The PNB case revolves around the interest stipulation and provision in the P10-million credit line of AIC Construction with PNB. The interest provision in the agreement states among others that the Borrowers agree to pay on each Availment from the date of each Availment, up to but not including the date of full payment thereof at the rate per annum which is determined by the Bank to be the Bank’s prime rate plus applicable spread in effect as of the date of the relevant availment. (Emphasis and underscoring ours)

Meanwhile, as security, the spouses Bacani executed a Real Estate Mortgage over parcels of land. The omnibus credit line increased little by little through its term. And when the loan matured in September 1998, the loan amounted to P65 million, with P40 million as principal and P25 million as interest charges capitalized by PNB into principal. PNB stated that the interest rates ranged from 13.532 percent to 24.4 percent. The rates were never fixed and varied monthly. The 24.4 percent interest was imposed only once, from 19 March 1998 to 19 April 1998. From 19 April 1998 to 18 August 1998, the interest rate decreased to 13.532 percent. With the ballooned loan amount, AIC Corporation negotiated for the restructuring of the loan but to no avail. Consequently, PNB foreclosed the mortgage.

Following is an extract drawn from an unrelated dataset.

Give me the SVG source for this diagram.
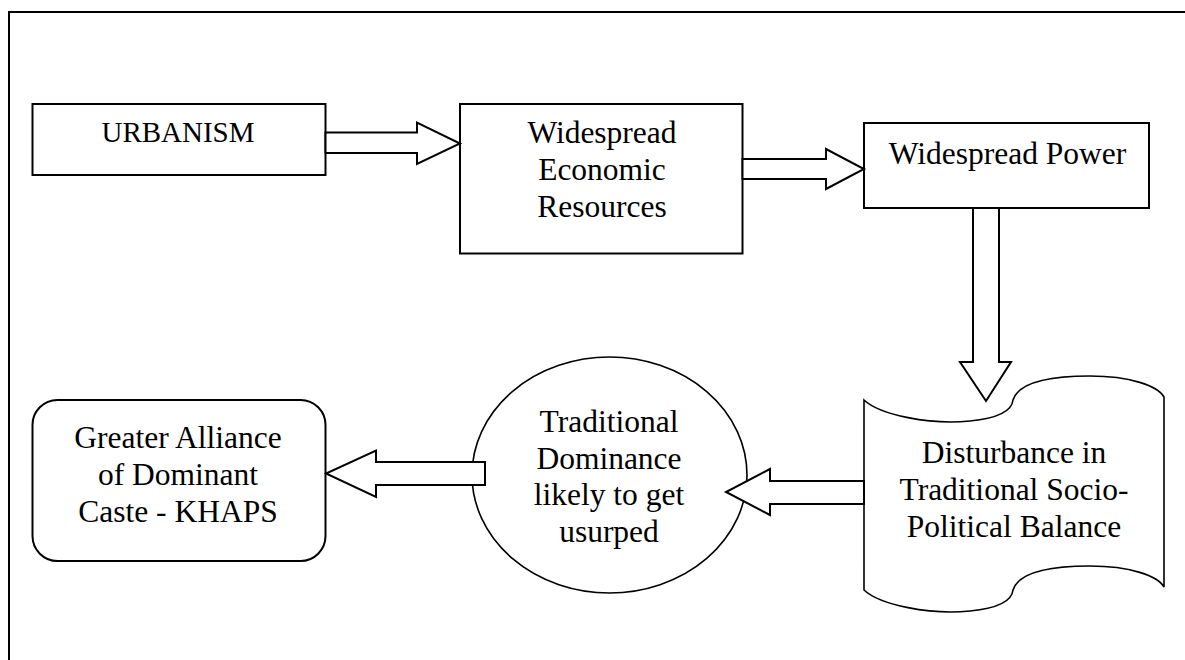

Aggrieved, AIC et. al. filed a complaint against PNB et. al. for annulment of interest and penalty increases, accounting, exemption of family home and damages.

The crux of the case is whether the rate of interest is fair and reasonable.

The SC held in the negative stating that monetary interest is always agreed upon by the parties and they are free to stipulate on the rates that will apply to their loans. However, if there is no true parity between the parties, courts may equitably reduce iniquitous or unconscionable interest charges. The freedom to stipulate interest rates is granted under the assumption that the parties are on equal footing and that neither of the parties has a relatively greater bargaining power to command a higher or lower interest rate. It assumes that the parties are equally in control of the interest rate and equally have options to accept or deny the other party’s proposals.

Applying the same in the present case, it was held that it is even more glaring that the stipulations in question no longer provide that the parties shall agree upon the interest rate to be fixed; instead, they are worded in such a way that the borrower shall agree to whatever interest rate the lender fixes.

As a matter of principle, money itself should not beget money. Allowing money to produce more money — for instance, lending money at excessive interest rates as a way of increasing money — lays the foundation for a growing wealth disparity, since loans are usually extended by those who are richer (with capital) to those who are poorer (without capital). This does not serve the demands of social justice.